On parle beaucoup de vidéosurveillance. L’idée de la généraliser est-elle une solution ?

C’est une des solutions mais il ne faut pas trop en attendre. Tôt ou tard, les criminels sauront contourner la vidéo. Cet outil aide la police mais ce n’est pas la panacée, disons que c’est une technique parmi d’autres.

Toutes les treize minutes à Maurice, un automobiliste est verbalisé pour excès de vitesse. Sommes-nous devenus une nation de chauffards ?

Il y a un gros travail à faire dans ce domaine. Ce sera difficile de corriger les adultes, il faut mettre l’accent sur les enfants, les sensibiliser très jeunes au code de la route. Payer une amende, pour beaucoup d’automobilistes, ce n’est pas un problème. Par contre, lorsqu’on introduira le permis à points et que la licence sera en jeu, la sanction sera beaucoup plus dissuasive !

Quelle est votre opinion sur la peine de mort ?

Je suis contre. La réintroduire, soi-disant, permettrait de diminuer la criminalité, moi je n’y crois pas. Lorsqu’un individu s’apprête à commettre un crime, il est persuadé que la police ne le prendra pas ! La peine de mort est inutile. Dans les pays où elle est en vigueur, la criminalité ne baisse pas forcément.
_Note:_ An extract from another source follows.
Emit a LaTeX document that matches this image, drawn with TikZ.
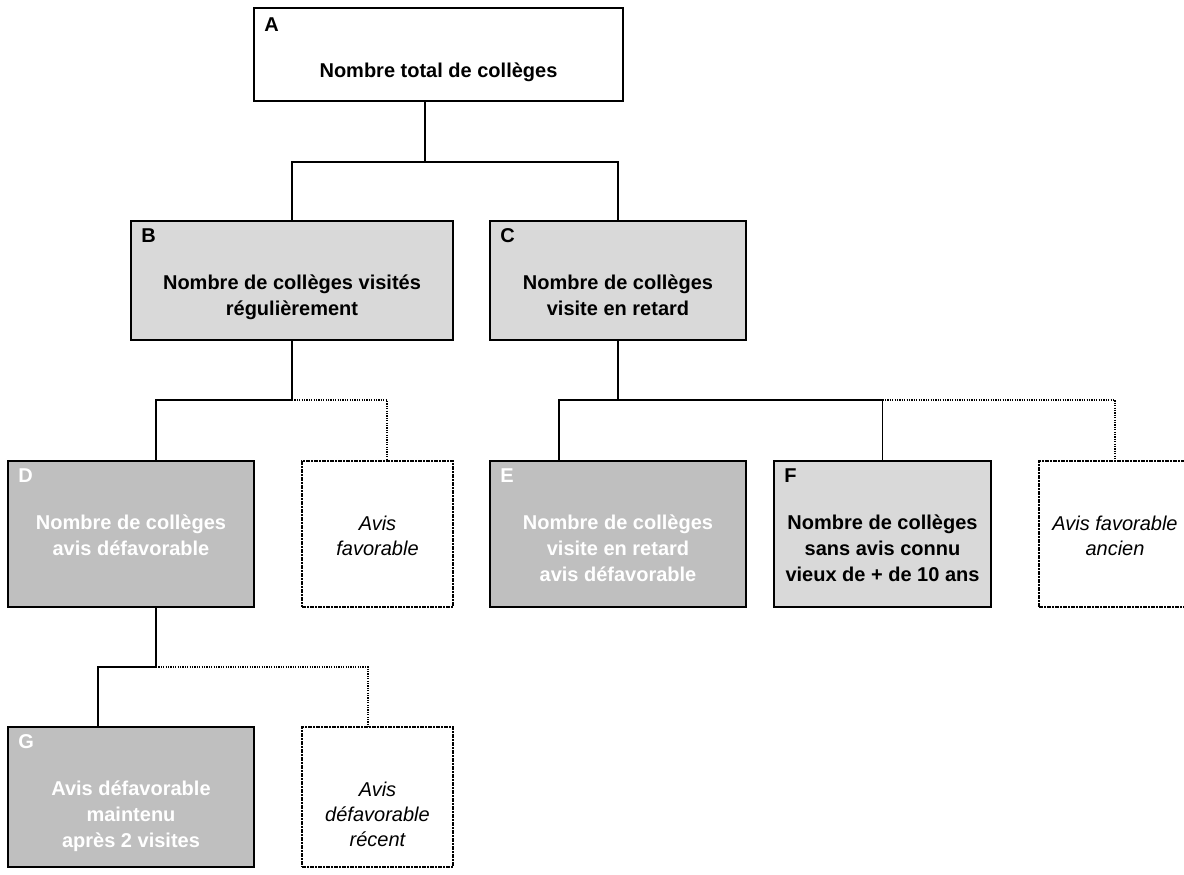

Dans lapolice, les avis sont partagés sur cette question, c’est du 50-50.

Celh Meeah fait la Une des journaux depuis un mois. Que vous inspire cette affaire ?

Cehl Meeah - je raconte ça dans mon  livre(1) - a du talent et du charisme. Il embrigade les gens en se servant de la religion. A l’époque de l’ « Escadron de la mort », c’est moi qui ai donné les instructions pour le cuisiner. Aujourd’hui, alors qu’il est député, il continue à utiliser son charisme. Vous verrez, il saura retourner la situation en sa faveur en endossant les habits du martyr.

Comment le policier Bruneau voit-il sa vie sans uniforme ?

Soldat un jour, soldat toujours ! Les habitudes vont rester. Je vais passer plus de temps en famille, à faire du sport et à m’investir dans le social. J’aimerais voyager aussi, découvrir l’Amérique latine… (Il marque une pause) Ça y est, l’interrogatoire est terminé ?

Ça dépend si vous plaidez coupable ou pas.

Quelle est la charge retenue contre moi ?

Vous n’avez été « que » le n°2 de la police.

Je plaide coupable. Je n’ai pas été assez ambitieux.

Est-ce un regret ?

J’aurais souhaité être à la tête de la force, dire le contraire serait un mensonge. Mais je n’ai aucun regret.

Pensez-vous que vos origines ethniques vous ont empêché de diriger la police ?

(Long silence.) En partie… en partie. En tant que commissaire suppléant, j’ai travaillé avec le Premier ministre, je le connais un peu. Ce ne serait pas correct de dire qu’il prend ses décisions en se basant sur le critère ethnique.

 Pourquoi ce « en partie » alors ?

Navin Ramgoolam ne décide pas en fonction de l’ethnicité, mais je ne suis pas sûr de pouvoir en dire autant de son entourage. En même temps, il faut se rendre à l’évidence quand je vois les résultats du commissaire en place, je me dis que Navin Ramgoolam a fait le bon choix.

Diriez-vous que la police a du pouvoir ? Ou que le pouvoir a la police ?

La police a beaucoup de pouvoir. Mais ses membres se laissent parfois manipuler par le pouvoir.